Output the material beneath this task exactly, images excluded.

-- START --

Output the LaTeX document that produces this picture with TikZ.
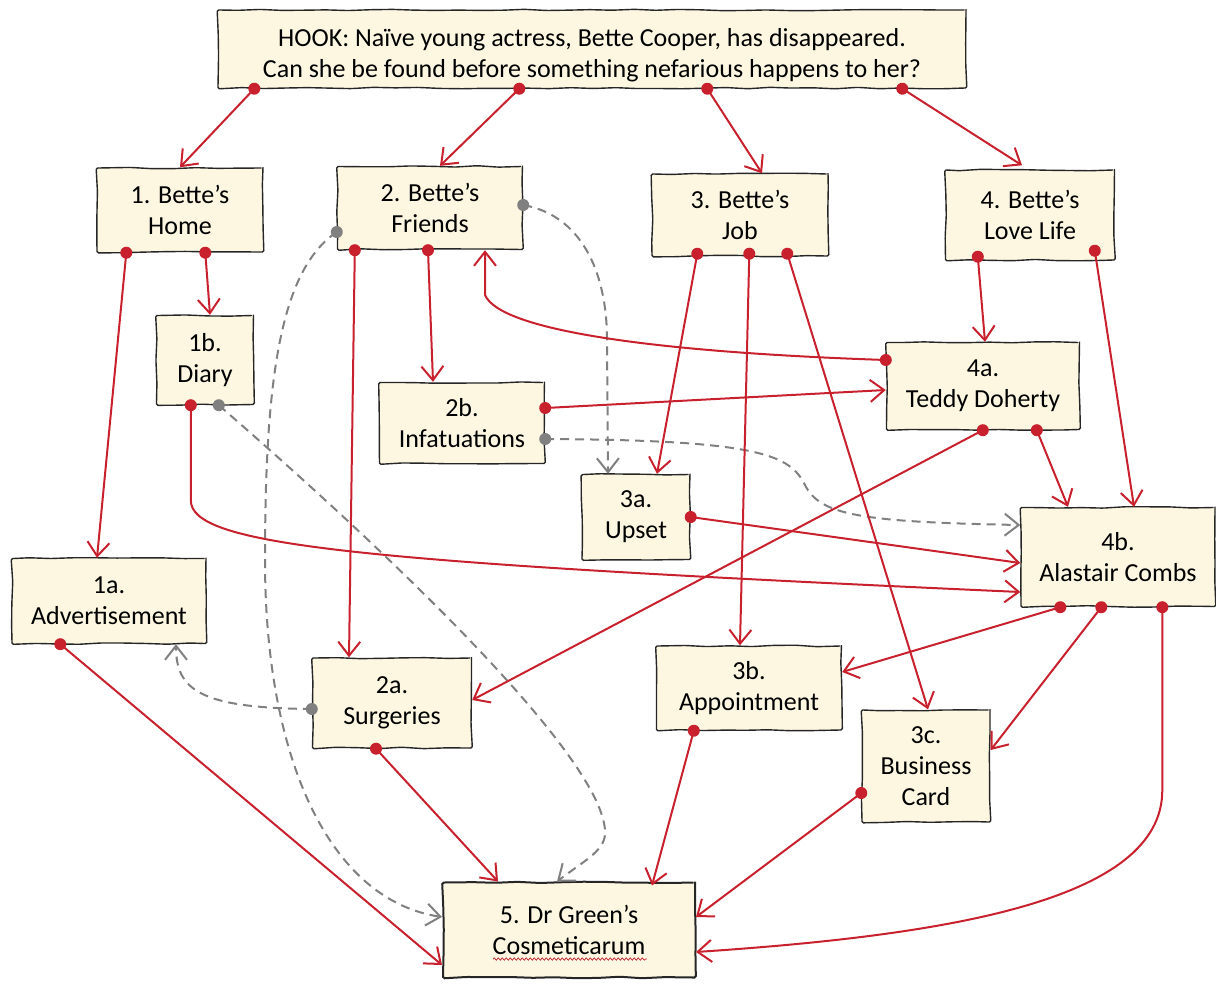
\documentclass[tikz,border=0pt]{standalone}
\usepackage{fontspec}
\setmainfont{Carlito}
\usetikzlibrary{arrows.meta,calc}
\usetikzlibrary{decorations.pathmorphing,decorations.markings}

\definecolor{boxfill}{RGB}{253,247,226}
\definecolor{linkred}{RGB}{200,32,44}
\definecolor{hintgrey}{RGB}{128,128,128}

\pgfmathsetseed{11}

\tikzset{
  box/.style={draw=black!85, line width=1.4pt, fill=boxfill, align=center, inner sep=0pt,
    font=\fontsize{26}{31}\selectfont,
    decorate, decoration={random steps, segment length=22pt, amplitude=0.8pt}, rounded corners=1.5pt},
  vtip/.style={-{Straight Barb[length=14pt,width=22pt]}},
  link/.style={draw=linkred, line width=2pt, vtip,
    postaction={decorate, decoration={markings, mark=at position 0 with {\fill[linkred] (0,0) circle (6pt);}}}},
  hint/.style={draw=hintgrey, line width=2pt, dash pattern=on 9pt off 6pt, vtip,
    postaction={decorate, decoration={markings, mark=at position 0 with {\fill[hintgrey] (0,0) circle (6pt);}}}}
}

\begin{document}
\begin{tikzpicture}[x=1pt, y=-1pt]
\useasboundingbox (0,0) rectangle (1216,986);

\node[box, minimum width=748pt, minimum height=78pt] (hook) at (592,49) {\rule{0pt}{31pt}HOOK: Naïve young actress, Bette Cooper, has disappeared.\\Can she be found before something nefarious happens to her?};
\node[box, minimum width=166pt, minimum height=84pt] (home) at (180,210) {1. Bette’s\\Home};
\node[box, minimum width=185pt, minimum height=83pt] (friends) at (430,208) {2. Bette’s\\Friends};
\node[box, minimum width=176pt, minimum height=82pt] (job) at (740,215) {3. Bette’s\\Job};
\node[box, minimum width=169pt, minimum height=90pt] (love) at (1030,215) {4. Bette’s\\Love Life};
\node[box, minimum width=97pt, minimum height=89pt] (diary) at (205,360) {1b.\\Diary};
\node[box, minimum width=165pt, minimum height=81pt] (infat) at (462,423) {2b.\\Infatuations};
\node[box, minimum width=193pt, minimum height=87pt] (teddy) at (983,386) {4a.\\Teddy Doherty};
\node[box, minimum width=108pt, minimum height=85pt] (upset) at (636,517) {3a.\\Upset};
\node[box, minimum width=194pt, minimum height=99pt] (combs) at (1118,557) {4b.\\Alastair Combs};
\node[box, minimum width=194pt, minimum height=85pt] (advert) at (109,601) {1a.\\Advertisement};
\node[box, minimum width=159pt, minimum height=90pt] (surg) at (392,703) {2a.\\Surgeries};
\node[box, minimum width=185pt, minimum height=84pt] (appt) at (749,688) {3b.\\Appointment};
\node[box, minimum width=128pt, minimum height=112pt] (card) at (926,766) {3c.\\Business\\Card};
\node[box, line width=2pt, minimum width=252pt, minimum height=95pt] (green) at (569,930) {5. Dr Green’s\\Cosmeticarum};
\draw[linkred, line width=0.7pt, decorate, decoration={snake, amplitude=1.2pt, segment length=4pt}] ($(green.center)+(-76,29)$) -- ($(green.center)+(78,29)$);

\draw[link] ([xshift=37pt]hook.south west) -- (home.north);
\draw[link] ([xshift=302pt]hook.south west) -- ([xshift=10pt]friends.north);
\draw[link] ([xshift=490pt]hook.south west) -- ([xshift=22pt]job.north);
\draw[link] ([xshift=685pt]hook.south west) -- ([xshift=-8pt,yshift=4pt]love.north);

\draw[link] ([xshift=30pt]home.south west) -- ([xshift=-12pt]advert.north);
\draw[link] ([xshift=109pt]home.south west) -- ([xshift=5pt]diary.north);

\draw[link] ([xshift=35pt]diary.south west) -- ++(0,95) .. controls +(0,45) and (350,562) .. ([yshift=-35pt]combs.west);
\draw[hint] ([xshift=63pt]diary.south west) .. controls (420,580) and (600,760) .. (605,830) .. controls (607,850) and (585,860) .. ([xshift=-12pt]green.north);

\draw[hint] ([yshift=-24pt]friends.west) .. controls (280,270) and (265,380) .. (265,560) .. controls (265,760) and (330,900) .. ([yshift=13pt]green.west);
\draw[hint] ([yshift=3pt]friends.east) .. controls (580,215) and (607,270) .. (607,340) -- ([xshift=-28pt]upset.north);
\draw[link] ([xshift=18pt]friends.south west) -- ([xshift=-43pt]surg.north);
\draw[link] ([xshift=-2pt]friends.south) -- ([xshift=-29pt]infat.north);
\draw[link] ([yshift=26pt]teddy.west) .. controls (650,352) and (500,330) .. (485,295) -- ([xshift=55pt]friends.south);

\draw[link] ([yshift=15pt]infat.east) -- ([yshift=-4pt]teddy.west);
\draw[hint] ([yshift=-16pt]infat.east) .. controls (760,440) and (790,455) .. (805,485) .. controls (820,515) and (860,522) .. ([yshift=32pt]combs.west);

\draw[link] ([xshift=46pt,yshift=3pt]job.south west) -- ([xshift=21pt]upset.north);
\draw[link] ([xshift=98pt,yshift=3pt]job.south west) -- ([xshift=-9pt]appt.north);
\draw[link] ([xshift=136pt,yshift=3pt]job.south west) -- ([xshift=2pt]card.north);

\draw[link] ([xshift=33pt,yshift=4pt]love.south west) -- ([xshift=2pt]teddy.north);
\draw[link] ([xshift=150pt,yshift=10pt]love.south west) -- ([xshift=16pt]combs.north);

\draw[link] ([xshift=97pt]teddy.south west) -- ([yshift=3pt]surg.east);
\draw[link] ([xshift=151pt]teddy.south west) -- ([xshift=-50pt]combs.north);

\draw[link] (upset.east) -- ([yshift=-6pt]combs.west);

\draw[link] ([xshift=40pt]combs.south west) -- ([yshift=16pt]appt.east);
\draw[link] ([xshift=81pt]combs.south west) -- ([yshift=16pt]card.east);
\draw[link] ([xshift=142pt]combs.south west) -- ++(0,183) .. controls +(0,110) and (950,935) .. ([yshift=-22pt]green.east);

\draw[link] ([xshift=49pt]advert.south west) -- ([yshift=-35pt]green.west);
\draw[hint] ([yshift=-6pt]surg.west) .. controls (200,708) and (176,690) .. ([xshift=67pt]advert.south);
\draw[link] ([xshift=-16pt]surg.south) -- ([xshift=-71pt]green.north);
\draw[link] ([xshift=38pt]appt.south west) -- ([xshift=83pt,yshift=-4pt]green.north);
\draw[link] ([yshift=-27pt]card.west) -- ([yshift=13pt]green.east);
\end{tikzpicture}
\end{document}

-- END --

SOLUTION TO THIS EXERCISE:
Output the LaTeX document that produces this picture with TikZ.
\documentclass[tikz,border=0pt]{standalone}
\usepackage{fontspec}
\setmainfont{Carlito}
\usetikzlibrary{arrows.meta,calc}
\usetikzlibrary{decorations.pathmorphing,decorations.markings}

\definecolor{boxfill}{RGB}{253,247,226}
\definecolor{linkred}{RGB}{200,32,44}
\definecolor{hintgrey}{RGB}{128,128,128}

\pgfmathsetseed{11}

\tikzset{
  box/.style={draw=black!85, line width=1.4pt, fill=boxfill, align=center, inner sep=0pt,
    font=\fontsize{26}{31}\selectfont,
    decorate, decoration={random steps, segment length=22pt, amplitude=0.8pt}, rounded corners=1.5pt},
  vtip/.style={-{Straight Barb[length=14pt,width=22pt]}},
  link/.style={draw=linkred, line width=2pt, vtip,
    postaction={decorate, decoration={markings, mark=at position 0 with {\fill[linkred] (0,0) circle (6pt);}}}},
  hint/.style={draw=hintgrey, line width=2pt, dash pattern=on 9pt off 6pt, vtip,
    postaction={decorate, decoration={markings, mark=at position 0 with {\fill[hintgrey] (0,0) circle (6pt);}}}}
}

\begin{document}
\begin{tikzpicture}[x=1pt, y=-1pt]
\useasboundingbox (0,0) rectangle (1216,986);

\node[box, minimum width=748pt, minimum height=78pt] (hook) at (592,49) {\rule{0pt}{31pt}HOOK: Naïve young actress, Bette Cooper, has disappeared.\\Can she be found before something nefarious happens to her?};
\node[box, minimum width=166pt, minimum height=84pt] (home) at (180,210) {1. Bette’s\\Home};
\node[box, minimum width=185pt, minimum height=83pt] (friends) at (430,208) {2. Bette’s\\Friends};
\node[box, minimum width=176pt, minimum height=82pt] (job) at (740,215) {3. Bette’s\\Job};
\node[box, minimum width=169pt, minimum height=90pt] (love) at (1030,215) {4. Bette’s\\Love Life};
\node[box, minimum width=97pt, minimum height=89pt] (diary) at (205,360) {1b.\\Diary};
\node[box, minimum width=165pt, minimum height=81pt] (infat) at (462,423) {2b.\\Infatuations};
\node[box, minimum width=193pt, minimum height=87pt] (teddy) at (983,386) {4a.\\Teddy Doherty};
\node[box, minimum width=108pt, minimum height=85pt] (upset) at (636,517) {3a.\\Upset};
\node[box, minimum width=194pt, minimum height=99pt] (combs) at (1118,557) {4b.\\Alastair Combs};
\node[box, minimum width=194pt, minimum height=85pt] (advert) at (109,601) {1a.\\Advertisement};
\node[box, minimum width=159pt, minimum height=90pt] (surg) at (392,703) {2a.\\Surgeries};
\node[box, minimum width=185pt, minimum height=84pt] (appt) at (749,688) {3b.\\Appointment};
\node[box, minimum width=128pt, minimum height=112pt] (card) at (926,766) {3c.\\Business\\Card};
\node[box, line width=2pt, minimum width=252pt, minimum height=95pt] (green) at (569,930) {5. Dr Green’s\\Cosmeticarum};
\draw[linkred, line width=0.7pt, decorate, decoration={snake, amplitude=1.2pt, segment length=4pt}] ($(green.center)+(-76,29)$) -- ($(green.center)+(78,29)$);

\draw[link] ([xshift=37pt]hook.south west) -- (home.north);
\draw[link] ([xshift=302pt]hook.south west) -- ([xshift=10pt]friends.north);
\draw[link] ([xshift=490pt]hook.south west) -- ([xshift=22pt]job.north);
\draw[link] ([xshift=685pt]hook.south west) -- ([xshift=-8pt,yshift=4pt]love.north);

\draw[link] ([xshift=30pt]home.south west) -- ([xshift=-12pt]advert.north);
\draw[link] ([xshift=109pt]home.south west) -- ([xshift=5pt]diary.north);

\draw[link] ([xshift=35pt]diary.south west) -- ++(0,95) .. controls +(0,45) and (350,562) .. ([yshift=-35pt]combs.west);
\draw[hint] ([xshift=63pt]diary.south west) .. controls (420,580) and (600,760) .. (605,830) .. controls (607,850) and (585,860) .. ([xshift=-12pt]green.north);

\draw[hint] ([yshift=-24pt]friends.west) .. controls (280,270) and (265,380) .. (265,560) .. controls (265,760) and (330,900) .. ([yshift=13pt]green.west);
\draw[hint] ([yshift=3pt]friends.east) .. controls (580,215) and (607,270) .. (607,340) -- ([xshift=-28pt]upset.north);
\draw[link] ([xshift=18pt]friends.south west) -- ([xshift=-43pt]surg.north);
\draw[link] ([xshift=-2pt]friends.south) -- ([xshift=-29pt]infat.north);
\draw[link] ([yshift=26pt]teddy.west) .. controls (650,352) and (500,330) .. (485,295) -- ([xshift=55pt]friends.south);

\draw[link] ([yshift=15pt]infat.east) -- ([yshift=-4pt]teddy.west);
\draw[hint] ([yshift=-16pt]infat.east) .. controls (760,440) and (790,455) .. (805,485) .. controls (820,515) and (860,522) .. ([yshift=32pt]combs.west);

\draw[link] ([xshift=46pt,yshift=3pt]job.south west) -- ([xshift=21pt]upset.north);
\draw[link] ([xshift=98pt,yshift=3pt]job.south west) -- ([xshift=-9pt]appt.north);
\draw[link] ([xshift=136pt,yshift=3pt]job.south west) -- ([xshift=2pt]card.north);

\draw[link] ([xshift=33pt,yshift=4pt]love.south west) -- ([xshift=2pt]teddy.north);
\draw[link] ([xshift=150pt,yshift=10pt]love.south west) -- ([xshift=16pt]combs.north);

\draw[link] ([xshift=97pt]teddy.south west) -- ([yshift=3pt]surg.east);
\draw[link] ([xshift=151pt]teddy.south west) -- ([xshift=-50pt]combs.north);

\draw[link] (upset.east) -- ([yshift=-6pt]combs.west);

\draw[link] ([xshift=40pt]combs.south west) -- ([yshift=16pt]appt.east);
\draw[link] ([xshift=81pt]combs.south west) -- ([yshift=16pt]card.east);
\draw[link] ([xshift=142pt]combs.south west) -- ++(0,183) .. controls +(0,110) and (950,935) .. ([yshift=-22pt]green.east);

\draw[link] ([xshift=49pt]advert.south west) -- ([yshift=-35pt]green.west);
\draw[hint] ([yshift=-6pt]surg.west) .. controls (200,708) and (176,690) .. ([xshift=67pt]advert.south);
\draw[link] ([xshift=-16pt]surg.south) -- ([xshift=-71pt]green.north);
\draw[link] ([xshift=38pt]appt.south west) -- ([xshift=83pt,yshift=-4pt]green.north);
\draw[link] ([yshift=-27pt]card.west) -- ([yshift=13pt]green.east);
\end{tikzpicture}
\end{document}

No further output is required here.